Exercise:
Print the lines of the listing below verbatim from its first line through the line bearing "plt.rcParams['font.weight'] = 'bold'". Any pictures are to be omitted.

Records for the exercise:

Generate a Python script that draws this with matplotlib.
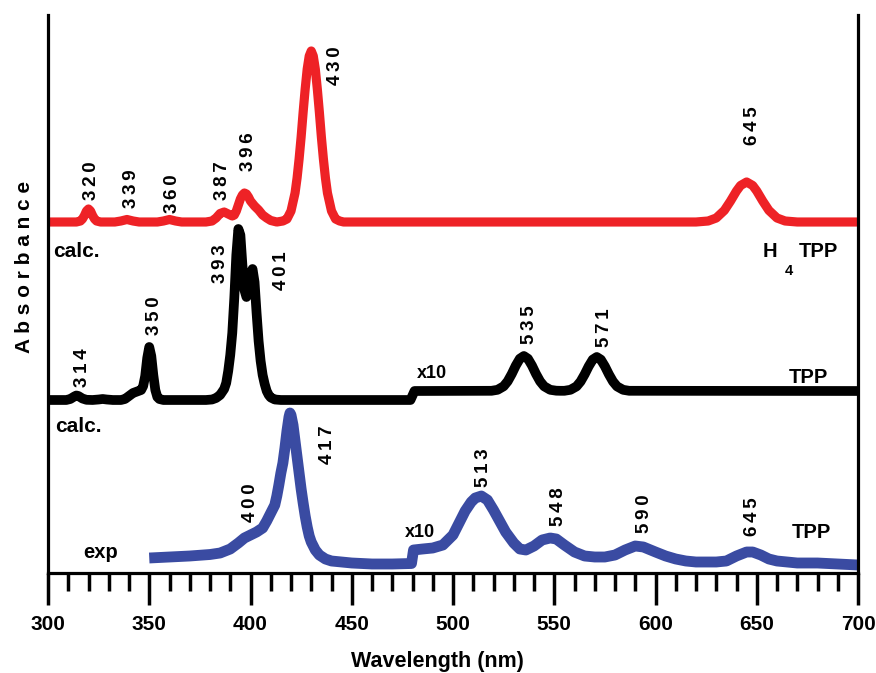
import matplotlib
matplotlib.use("Agg")
import matplotlib.pyplot as plt
import numpy as np

plt.rcParams['font.family'] = ['Liberation Sans', 'DejaVu Sans']
plt.rcParams['font.weight'] = 'bold'

# ---------------- data (wavelength nm, absorbance in arbitrary offset units) ----------------
red_wl = [300, 314, 316, 317, 318, 319, 320, 321, 322, 323, 324, 326, 333, 336, 339, 342, 345,
          354, 357, 360, 363, 366, 378, 381, 383, 385, 387, 389, 391, 392, 393, 394, 395, 396,
          397, 398, 399, 400, 402, 404, 406, 408, 410, 413, 416, 418, 420, 422, 423, 424, 425,
          426, 427, 428, 429, 430, 431, 432, 433, 434, 435, 436, 437, 438, 440, 442, 444, 446,
          620, 626, 630, 634, 637, 640, 642, 645, 648, 650, 653, 656, 660, 664, 670, 700]
red_abs = [351, 351, 352, 354, 357.5, 362, 364, 362, 357.5, 354, 352, 351, 351, 352, 353.5, 352, 351,
           351, 352, 353.5, 352, 351, 351, 352, 355, 359.5, 361, 359, 357, 358, 362, 368, 374, 378,
           380, 379, 376, 372, 367, 363, 358, 355, 352.5, 351, 352, 354, 362, 380, 395, 414, 436,
           461, 484, 504, 517, 522, 517, 504, 484, 461, 436, 414, 395, 380, 362, 354, 352, 351,
           351, 352, 355, 362.6, 371.8, 382, 387.5, 391, 387.5, 382, 371.8, 362.6, 355, 352, 351, 351]

black_wl = [300, 309, 311, 313, 314, 315, 317, 319, 322, 325, 327, 329, 332, 336, 338, 340, 342,
            344, 346, 347, 348, 349, 350, 351, 352, 353, 354, 355, 357, 378, 381, 383, 385, 386,
            387, 388, 389, 390, 391, 392, 393, 394, 395, 396, 397, 398, 399, 400, 401, 402, 403,
            404, 405, 406, 407, 408, 409, 410, 412, 415, 479, 481,
            519, 522, 525, 527, 529, 531, 533, 535, 537, 539, 541, 543, 545, 548, 551, 553,
            555, 558, 561, 563, 565, 567, 569, 571, 573, 575, 577, 579, 581, 584, 587, 700]
black_abs = [173, 173, 174, 176.5, 177.5, 177, 174.5, 173.2, 173, 173.5, 174, 173.5, 173, 173, 174,
             177, 180, 181.5, 183, 187, 197, 215, 226, 217, 198, 183, 176, 174, 173, 173, 173.5,
             175, 178, 181, 184, 190, 202, 218, 240, 275, 318, 344, 338, 308, 283, 276, 284, 298,
             304, 291, 260, 232, 212, 198, 189, 182, 178, 175.5, 173.5, 173, 173, 182,
             182.2, 183.2, 186.7, 191.7, 199, 207.4, 214.3, 217, 214.3, 207.4, 199, 191.7, 186.7,
             183.2, 182.3, 182.2,
             182.2, 183.2, 186.6, 191.5, 198.6, 206.7, 213.4, 216, 213.4, 206.7, 198.6, 191.5,
             186.6, 183.2, 182.2, 182]

blue_wl = [350, 360, 370, 380, 385, 390, 394, 397, 400, 403, 406, 408, 410, 412, 413, 414, 415,
           416, 417, 418, 419, 419.5, 420, 421, 422, 423, 424, 425, 426, 427, 428, 429, 430, 432,
           434, 437, 440, 450, 460, 470, 479.5, 480.5, 485, 490, 495, 500, 503, 506, 509, 511,
           514, 517, 520, 523, 526, 530, 533, 536, 540, 544, 548, 551, 555, 560, 565, 570, 575,
           580, 585, 590, 594, 600, 605, 610, 615, 620, 625, 630, 635, 640, 645, 648, 652, 656,
           660, 670, 680, 690, 700]
blue_abs = [15, 16, 17, 18.5, 20, 24, 30, 35, 38, 41, 45, 52, 60, 68, 77, 88, 100,
            110, 125, 142, 156, 160, 158, 148, 132, 116, 100, 84, 70, 57, 46, 37, 31, 23,
            18, 14, 12, 10, 9, 9, 9.5, 23, 24, 25, 28, 38, 50, 62, 71, 75,
            77, 73, 63, 52, 41, 30, 24, 23, 27, 33, 35, 34, 28, 21, 17, 16, 16,
            18, 23, 27, 26, 21, 17, 14, 12, 11, 11, 11, 12, 17, 21, 21, 18, 14,
            12, 10, 10, 9, 8]

red_peaks = [320, 339, 360, 387, 396, 430, 645]
black_peaks = [314, 350, 393, 401, 535, 571]
blue_peaks = [400, 417, 513, 548, 590, 645]

x_ticks = [300, 350, 400, 450, 500, 550, 600, 650, 700]

# ---------------- layout ----------------
# label anchor (x in nm, y in absorbance units; bottom of rotated text)
red_lab_pos = [(321.6, 373), (341, 365), (361.7, 360), (386.4, 373), (398.8, 402), (442.2, 488), (647.7, 428)]
black_lab_pos = [(316.8, 186), (352.8, 238), (385.4, 290), (415.3, 283), (538, 229), (575, 226)]
blue_lab_pos = [(399.8, 51), (438, 109), (515.3, 86), (551.9, 47), (594.8, 40), (648.1, 37)]

RED = '#EE2226'
BLUE = '#3A4BA2'
BLACK = '#000000'

W, H = 876, 673
fig = plt.figure(figsize=(W / 100, H / 100), dpi=100)
ax = fig.add_axes([48 / W, 100 / H, 810 / W, 558 / H])
ax.set_xlim(300, 700)
ax.set_ylim(0, 558)

ax.plot(red_wl, red_abs, color=RED, lw=6.6, solid_joinstyle='round', solid_capstyle='butt')
ax.plot(black_wl, black_abs, color=BLACK, lw=7.0, solid_joinstyle='round', solid_capstyle='butt')
ax.plot(blue_wl, blue_abs, color=BLUE, lw=7.8, solid_joinstyle='round', solid_capstyle='butt')

for spine in ['left', 'right', 'bottom']:
    ax.spines[spine].set_linewidth(2.3)
ax.spines['top'].set_visible(False)
ax.set_yticks([])
ax.set_xticks(x_ticks)
ax.set_xticks(np.arange(300, 701, 10), minor=True)
ax.set_xticklabels([str(t) for t in x_ticks], fontsize=15, fontweight='bold')
ax.tick_params(axis='x', which='major', direction='out', length=23, width=2.5, pad=7)
ax.tick_params(axis='x', which='minor', direction='out', length=13, width=2.5)
ax.set_xlabel('Wavelength (nm)', fontsize=15.5, fontweight='bold', labelpad=4)
ax.xaxis.set_label_coords((437.5 - 48) / 810, -0.14)

fig.text(25 / W, 1 - 267 / H, 'A b s o r b a n c e', rotation=90, ha='center', va='center',
         fontsize=15, fontweight='bold')


def peak_labels(values, positions):
    for v, (px, py) in zip(values, positions):
        ax.text(px, py, '\u2009'.join(str(v)), rotation=90, ha='center', va='bottom',
                fontsize=13.5, fontweight='bold', color='black')


peak_labels(red_peaks, red_lab_pos)
peak_labels(black_peaks, black_lab_pos)
peak_labels(blue_peaks, blue_lab_pos)

kw = dict(fontweight='bold', ha='left', va='baseline')
ax.text(302.5, 316, 'calc.', fontsize=15, **kw)
ax.text(303.5, 141, 'calc.', fontsize=15, **kw)
ax.text(317.3, 15, 'exp', fontsize=14.5, **kw)
ax.text(653.1, 316, 'H', fontsize=14.5, **kw)
ax.text(664.0, 298, '4', fontsize=10.5, **kw)
ax.text(670.9, 316, 'TPP', fontsize=14.5, **kw)
ax.text(665.9, 190, 'TPP', fontsize=14.5, **kw)
ax.text(667.4, 35, 'TPP', fontsize=14.5, **kw)
ax.text(482.2, 195, 'x10', fontsize=13, **kw)
ax.text(476.3, 36, 'x10', fontsize=13, **kw)

fig.savefig('out.png', dpi=100)
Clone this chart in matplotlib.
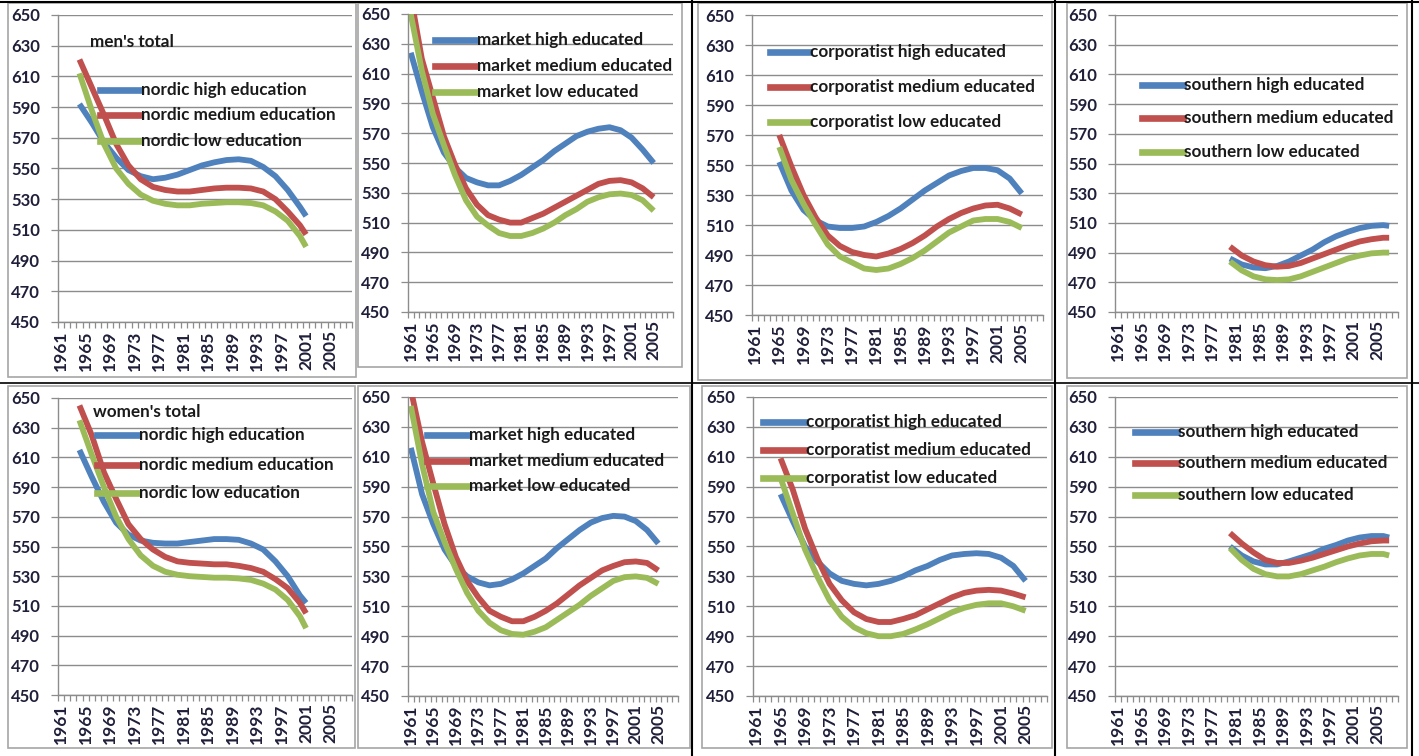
import numpy as np
import matplotlib.pyplot as plt
from matplotlib.lines import Line2D
from matplotlib.patches import Rectangle

W, H = 1419, 756

BLUE = "#4F81BD"
RED = "#C0504D"
GREEN = "#9BBB59"
GRID = "#8C8C8C"

# ---- data: fitted score trends by cohort year ----
nordic_years = [1964, 1966, 1968, 1970, 1972, 1974, 1976, 1978, 1980, 1982,
                1984, 1986, 1988, 1990, 1992, 1994, 1996, 1998, 2000, 2001]
men_nordic_high = [592, 580, 567, 557, 549, 545, 543, 544, 546, 549,
                   552, 554, 555.5, 556, 555, 551, 545, 536, 525, 519]
men_nordic_med = [621, 603, 585, 566, 552, 543, 538, 536, 535, 535,
                  536, 537, 537.5, 537.5, 537, 535, 530, 522, 513, 507]
men_nordic_low = [612, 588, 566, 550, 540, 533, 529, 527, 526, 526,
                  527, 527.5, 528, 528, 527.5, 526, 522, 516, 506, 499]
women_nordic_high = [615, 597, 580, 566, 558, 554, 552.5, 552, 552, 553,
                     554, 555, 555, 554.5, 552, 548, 540, 530, 517, 512]
women_nordic_med = [645, 625, 600, 582, 565, 555, 548, 543, 540, 539,
                    538.5, 538, 538, 537, 535.5, 533, 528, 522, 512, 505]
women_nordic_low = [635, 612, 590, 570, 555, 544, 537, 533, 531, 530,
                    529.5, 529, 529, 528.5, 527.5, 525, 521, 514, 503, 495]

market_years = [1961, 1963, 1965, 1967, 1969, 1971, 1973, 1975, 1977, 1979, 1981, 1983,
                1985, 1987, 1989, 1991, 1993, 1995, 1997, 1999, 2001, 2003, 2005]
men_market_high = [624, 598, 574, 557, 547, 540, 537, 535, 535, 538, 542, 547,
                   552, 558, 563, 568, 571, 573, 574, 572, 567, 559, 550]
men_market_med = [662, 620, 594, 568, 549, 533, 522, 515, 512, 510, 510, 513,
                  516, 520, 524, 528, 532, 536, 538, 538.5, 537, 533, 527]
men_market_low = [650, 612, 583, 562, 542, 525, 514, 508, 503, 501, 501, 503,
                  506, 510, 515, 519, 524, 527, 529, 529.5, 528.5, 525, 518]
women_market_high = [616, 585, 565, 548, 537, 530, 526, 524, 525, 528, 532, 537,
                     542, 549, 555, 561, 566, 569, 570.5, 570, 567, 561, 552]
women_market_med = [655, 620, 592, 565, 543, 527, 516, 507, 503, 500, 500, 503,
                    507, 512, 518, 524, 529, 534, 537, 539.5, 540, 539, 534]
women_market_low = [644, 605, 573, 553, 535, 519, 507, 499, 494, 491.5, 491, 493,
                    496, 501, 506, 511, 517, 522, 527, 529.5, 530, 529, 525]

corp_years = [1965, 1967, 1969, 1971, 1973, 1975, 1977, 1979, 1981, 1983, 1985,
              1987, 1989, 1991, 1993, 1995, 1997, 1999, 2001, 2003, 2005]
men_corp_high = [552, 533, 520, 513, 509, 508, 508, 509, 512, 516, 521,
                 527, 533, 538, 543, 546, 548, 548, 546.5, 541, 531]
men_corp_med = [570, 549, 530, 515, 503, 496, 492, 490, 489, 491, 494,
                498, 503, 509, 514, 518, 521, 523, 523.5, 521, 517]
men_corp_low = [562, 540, 524, 510, 497, 489, 485, 481, 480, 481, 484,
                488, 493, 499, 505, 509, 513, 514, 514, 512, 508]
women_corp_high = [585, 567, 550, 540, 532, 527, 525, 524, 525, 527, 530,
                   534, 537, 541, 544, 545, 545.5, 545, 542.5, 537, 527]
women_corp_med = [609, 588, 562, 542, 525, 514, 506, 501.5, 499.5, 499.5, 501.5,
                  504, 508, 512, 516, 519, 520.5, 521, 520.5, 518.5, 516]
women_corp_low = [596, 572, 548, 530, 514, 503, 496, 492, 490, 490, 491.5,
                  494.5, 498, 502, 506, 509, 511, 512, 512, 510, 507]

south_years = [1980, 1982, 1984, 1986, 1988, 1990, 1992, 1994, 1996, 1998,
               2000, 2002, 2004, 2006, 2007]
men_south_high = [486, 482, 480, 479.5, 481, 484, 488, 492, 497, 501,
                  504, 506.5, 508, 508.5, 508]
men_south_med = [494, 488, 484, 481.5, 480.5, 481, 483, 486, 489, 492,
                 495, 497.5, 499, 500, 500]
men_south_low = [484, 478, 474, 472, 471.5, 472, 474, 477, 480, 483,
                 486, 488, 489.5, 490, 490]
women_south_high = [550, 544, 540, 538, 538, 540, 542.5, 545, 548.5, 551,
                    554, 556, 557, 557, 556]
women_south_med = [559, 552, 546, 541, 539, 539, 540.5, 542.5, 545, 547.5,
                   550, 552, 553.5, 554, 554]
women_south_low = [549, 541, 535, 531.5, 530, 530, 531.5, 534, 536.5, 539.5,
                   542, 544, 545, 545, 544]

nordic_labels = ["nordic high education", "nordic medium education", "nordic low education"]
market_labels = ["market high educated", "market medium educated", "market low educated"]
corp_labels = ["corporatist high educated", "corporatist medium educated", "corporatist low educated"]
south_labels = ["southern high educated", "southern medium educated", "southern low educated"]

tick_years = list(range(1961, 2006, 4))
y_ticks = list(range(450, 651, 20))

plt.rcParams["font.family"] = ["Lato", "DejaVu Sans"]

fig = plt.figure(figsize=(W / 100, H / 100), dpi=100)


def px_axes(x0, x1, y0, y1):
    # axes placed by pixel bounds (top-left origin)
    return fig.add_axes([x0 / W, 1 - y1 / H, (x1 - x0) / W, (y1 - y0) / H])


def frame(x0, x1, y0, y1):
    fig.patches.append(Rectangle((x0 / W, 1 - y1 / H), (x1 - x0) / W, (y1 - y0) / H,
                                 transform=fig.transFigure, fill=False,
                                 edgecolor="#A6A6A6", linewidth=1.2, zorder=0))


def fig_line(xs, ys, color="black", lw=1.5):
    fig.add_artist(Line2D([x / W for x in xs], [1 - y / H for y in ys],
                          transform=fig.transFigure, color=color, linewidth=lw))


def panel(box, years, series, labels, leg, title=None):
    ax = px_axes(*box)
    for vals, c in zip(series, (BLUE, RED, GREEN)):
        ax.plot(years, vals, color=c, linewidth=4.2, solid_capstyle="butt",
                solid_joinstyle="round")
    ax.set_xlim(1960.5, 2008.5)
    ax.set_ylim(450, 650)
    ax.set_yticks(y_ticks)
    ax.set_yticklabels([str(v) for v in y_ticks], fontsize=12, fontweight="bold",
                       color="#1F1F3A")
    ax.set_xticks(tick_years)
    ax.set_xticklabels([str(v) for v in tick_years], rotation=90, fontsize=12.5,
                       fontweight="bold", color="#1F1F3A")
    ax.set_xticks(np.arange(1960.5, 2009, 1), minor=True)
    ax.tick_params(axis="x", which="major", length=0, pad=6)
    ax.tick_params(axis="x", which="minor", length=4, color=GRID, width=0.9)
    ax.tick_params(axis="y", length=5, color=GRID, width=0.9, pad=8)
    ax.grid(axis="y", color=GRID, linewidth=1.0)
    ax.set_axisbelow(True)
    for s in ("top", "right"):
        ax.spines[s].set_visible(False)
    for s in ("left", "bottom"):
        ax.spines[s].set_color(GRID)
        ax.spines[s].set_linewidth(1.0)
    ax.patch.set_alpha(0)

    # legend drawn in pixel space: short line sample, then label
    lx0, lx1, ys = leg
    for lab, c, yy in zip(labels, (BLUE, RED, GREEN), ys):
        fig_line([lx0, lx1], [yy, yy], color=c, lw=4.8)
        fig.text((lx1 + 1) / W, 1 - yy / H, lab, fontsize=12.3, color="#1A1A1A",
                 va="center", ha="left", fontweight="bold")
    if title:
        fig.text(title[0] / W, 1 - title[1] / H, title[2], fontsize=12.3,
                 color="#1A1A1A", va="center", ha="left", fontweight="bold")
    return ax


# chart frames
frame(8, 356, 3, 377)
frame(358, 682, 3, 367)
frame(698, 1052, 3, 380)
frame(1067, 1407, 3, 378)
frame(8, 355, 386, 748)
frame(358, 690, 386, 748)
frame(702, 1052, 386, 748)
frame(1067, 1407, 386, 748)

panel((58, 352, 15, 322), nordic_years,
      [men_nordic_high, men_nordic_med, men_nordic_low], nordic_labels,
      (100, 140, (90, 115, 141)), title=(90, 42, "men's total"))
panel((408, 673, 14, 312), market_years,
      [men_market_high, men_market_med, men_market_low], market_labels,
      (435, 476, (40, 66, 92)))
panel((752, 1043, 15, 315), corp_years,
      [men_corp_high, men_corp_med, men_corp_low], corp_labels,
      (770, 809, (52, 87, 122)))
panel((1115, 1398, 15, 312), south_years,
      [men_south_high, men_south_med, men_south_low], south_labels,
      (1142, 1183, (85, 118, 152)))

panel((58, 352, 398, 695), nordic_years,
      [women_nordic_high, women_nordic_med, women_nordic_low], nordic_labels,
      (97, 138, (435, 465, 493)), title=(93, 412, "women's total"))
panel((408, 678, 397, 696), market_years,
      [women_market_high, women_market_med, women_market_low], market_labels,
      (427, 468, (435, 461, 486)))
panel((753, 1047, 397, 696), corp_years,
      [women_corp_high, women_corp_med, women_corp_low], corp_labels,
      (763, 805, (422, 450, 478)))
panel((1115, 1398, 397, 696), south_years,
      [women_south_high, women_south_med, women_south_low], south_labels,
      (1135, 1177, (432, 463, 495)))

# black page rules between the pasted charts
fig_line([0, W], [1.5, 1.5])
fig_line([0, W], [383, 383], lw=1.2)
fig_line([692, 692], [0, H])
fig_line([1055, 1055], [0, H])
fig_line([1412, 1412], [0, H])

fig.savefig("out.png", dpi=100)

Answer:
Generate a Python script that draws this with matplotlib.
import matplotlib
matplotlib.use("Agg")
import matplotlib.pyplot as plt
import numpy as np

plt.rcParams['font.family'] = ['Liberation Sans', 'DejaVu Sans']
plt.rcParams['font.weight'] = 'bold'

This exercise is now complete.